Verkondiging in Rome
11Na drie maanden vertrokken we met een schip dat op het eiland had overwinterd. Het was een schip uit Alexandrië met de Dioscuren als boegbeeld. 12We deden de haven van Syracuse aan, waar we drie dagen bleven liggen. 13Daarna lichtten we de ankers weer en kwamen we aan in Regium. De volgende dag stak er een zuidenwind op, zodat we binnen twee dagen Puteoli bereikten. 14Daar troffen we leerlingen aan, die ons uitnodigden om een week bij hen te blijven. Vervolgens gingen we op weg naar Rome. 15De leerlingen, die van onze komst hadden gehoord, kwamen ons vanuit Rome tegemoet tot Forum Appii en Tres Tabernae, en toen Paulus hen zag dankte hij God en vatte moed. 16Bij onze aankomst in Rome kreeg Paulus toestemming om een eigen woning te betrekken, met een soldaat als bewaker.

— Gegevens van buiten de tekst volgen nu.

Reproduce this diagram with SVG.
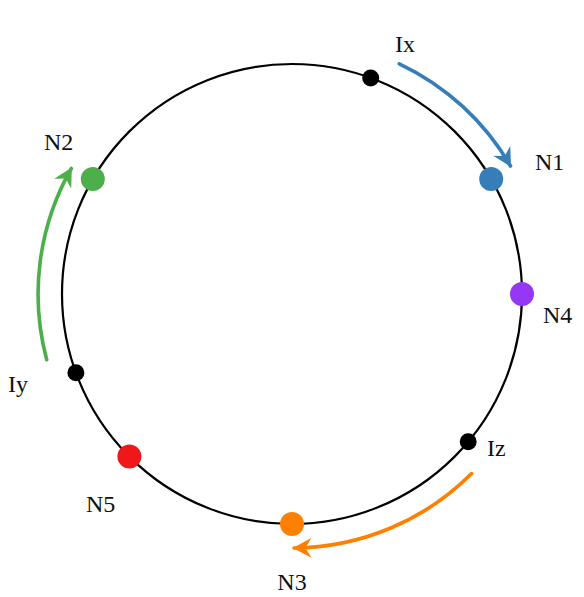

17Na drie dagen riep hij de Joodse leiders bij zich. Toen ze bijeengekomen waren, zei hij tegen hen: ‘Broeders, ofschoon ik ons volk niets heb misdaan en de gebruiken van onze voorouders niet heb geschonden, ben ik door de Joden in Jeruzalem gevangengenomen en uitgeleverd aan de Romeinen, 18die me na verhoor wilden vrijlaten omdat er geen enkele grond was om mij ter dood te veroordelen. 19De Joden tekenden daar echter bezwaar tegen aan, zodat ik me gedwongen zag me op de keizer te beroepen, overigens zonder mijn volk van iets te willen beschuldigen. 20Dat is de reden waarom ik u verzocht heb hier met mij te komen spreken, want het is juist omwille van de hoop die Israël koestert dat ik deze boeien draag.’ 21Ze zeiden tegen hem: ‘We hebben uit Judea geen brief over u ontvangen, en ook heeft niemand van onze broeders ons bezocht om iets slechts over u te berichten of kwaad van u te spreken. 22Wel zouden we graag van u horen wat uw denkbeelden zijn, want het is ons bekend dat de groep waartoe u behoort overal op verzet stuit.’

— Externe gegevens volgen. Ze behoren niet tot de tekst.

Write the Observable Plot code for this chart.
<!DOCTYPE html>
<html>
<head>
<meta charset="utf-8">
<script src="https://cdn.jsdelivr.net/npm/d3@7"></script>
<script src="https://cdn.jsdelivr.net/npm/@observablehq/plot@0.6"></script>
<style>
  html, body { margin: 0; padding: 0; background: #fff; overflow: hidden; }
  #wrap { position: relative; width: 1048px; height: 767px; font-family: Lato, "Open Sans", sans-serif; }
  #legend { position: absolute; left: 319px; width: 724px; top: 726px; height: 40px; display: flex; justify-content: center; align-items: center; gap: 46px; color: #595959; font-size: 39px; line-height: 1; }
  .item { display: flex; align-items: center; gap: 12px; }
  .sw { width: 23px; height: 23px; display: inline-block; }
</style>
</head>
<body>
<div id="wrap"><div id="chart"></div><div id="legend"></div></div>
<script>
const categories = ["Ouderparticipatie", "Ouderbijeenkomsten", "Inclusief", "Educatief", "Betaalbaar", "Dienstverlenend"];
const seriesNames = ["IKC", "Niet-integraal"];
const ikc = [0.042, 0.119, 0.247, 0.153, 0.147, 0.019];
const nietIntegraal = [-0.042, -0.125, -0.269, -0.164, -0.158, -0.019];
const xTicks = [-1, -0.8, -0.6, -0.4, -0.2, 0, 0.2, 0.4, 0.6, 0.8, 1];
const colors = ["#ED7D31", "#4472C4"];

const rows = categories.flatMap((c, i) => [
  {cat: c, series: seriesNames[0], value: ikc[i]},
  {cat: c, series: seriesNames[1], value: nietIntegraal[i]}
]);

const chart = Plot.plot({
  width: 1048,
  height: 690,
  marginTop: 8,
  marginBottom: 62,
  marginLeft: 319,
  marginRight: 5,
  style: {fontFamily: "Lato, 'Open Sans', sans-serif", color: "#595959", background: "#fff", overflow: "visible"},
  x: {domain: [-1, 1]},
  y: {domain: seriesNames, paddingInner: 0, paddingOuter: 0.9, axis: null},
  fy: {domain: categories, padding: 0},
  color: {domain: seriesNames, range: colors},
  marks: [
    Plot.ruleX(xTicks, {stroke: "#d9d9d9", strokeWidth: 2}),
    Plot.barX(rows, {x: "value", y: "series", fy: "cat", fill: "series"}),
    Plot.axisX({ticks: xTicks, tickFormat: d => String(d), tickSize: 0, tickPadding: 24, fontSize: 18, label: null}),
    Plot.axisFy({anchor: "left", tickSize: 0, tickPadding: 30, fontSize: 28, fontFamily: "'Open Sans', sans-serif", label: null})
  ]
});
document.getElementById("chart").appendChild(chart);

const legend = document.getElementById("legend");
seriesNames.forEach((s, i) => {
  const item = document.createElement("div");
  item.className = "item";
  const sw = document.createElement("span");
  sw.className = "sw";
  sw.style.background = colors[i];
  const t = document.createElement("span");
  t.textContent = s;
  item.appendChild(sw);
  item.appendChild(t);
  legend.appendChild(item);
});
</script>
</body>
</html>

23Ze maakten een afspraak en kwamen op de vastgestelde dag in groten getale naar hem toe. Van de ochtend tot de avond legde Paulus getuigenis af en sprak hij uitvoerig met hen over het koninkrijk van God, terwijl hij hen op grond van de Wet van Mozes en de Profeten voor Jezus probeerde te winnen. 24Sommigen lieten zich overtuigen door zijn woorden, maar anderen bleven ongelovig. 25Ze werden het niet met elkaar eens en gingen uiteen, maar niet voordat Paulus nog een laatste woord had gesproken: ‘Volkomen terecht heeft de heilige Geest bij monde van de profeet Jesaja tegen uw voorouders gezegd: 26“Ga naar dat volk en zeg: ‘Jullie zullen goed luisteren maar niets begrijpen, en jullie zullen goed kijken maar geen inzicht hebben. 27Want het hart van dit volk is afgestompt, hun oren zijn doof en hun ogen houden zij gesloten. Met hun ogen willen ze niets zien, met hun oren niets horen, met hun hart niets begrijpen. Want anders zouden ze tot inkeer komen en zou ik hen genezen.’” 28U moet dan ook weten dat God deze boodschap van redding al aan de heidenen bekendgemaakt heeft; zij zullen wel luisteren.’
30Paulus verbleef twee jaar in het huis dat hij gehuurd had en ontving daar iedereen die naar hem toe kwam. 31Hij verkondigde het koninkrijk van God en onderrichtte vrijmoedig over de Heer Jezus Christus, zonder dat hem iets in de weg werd gelegd.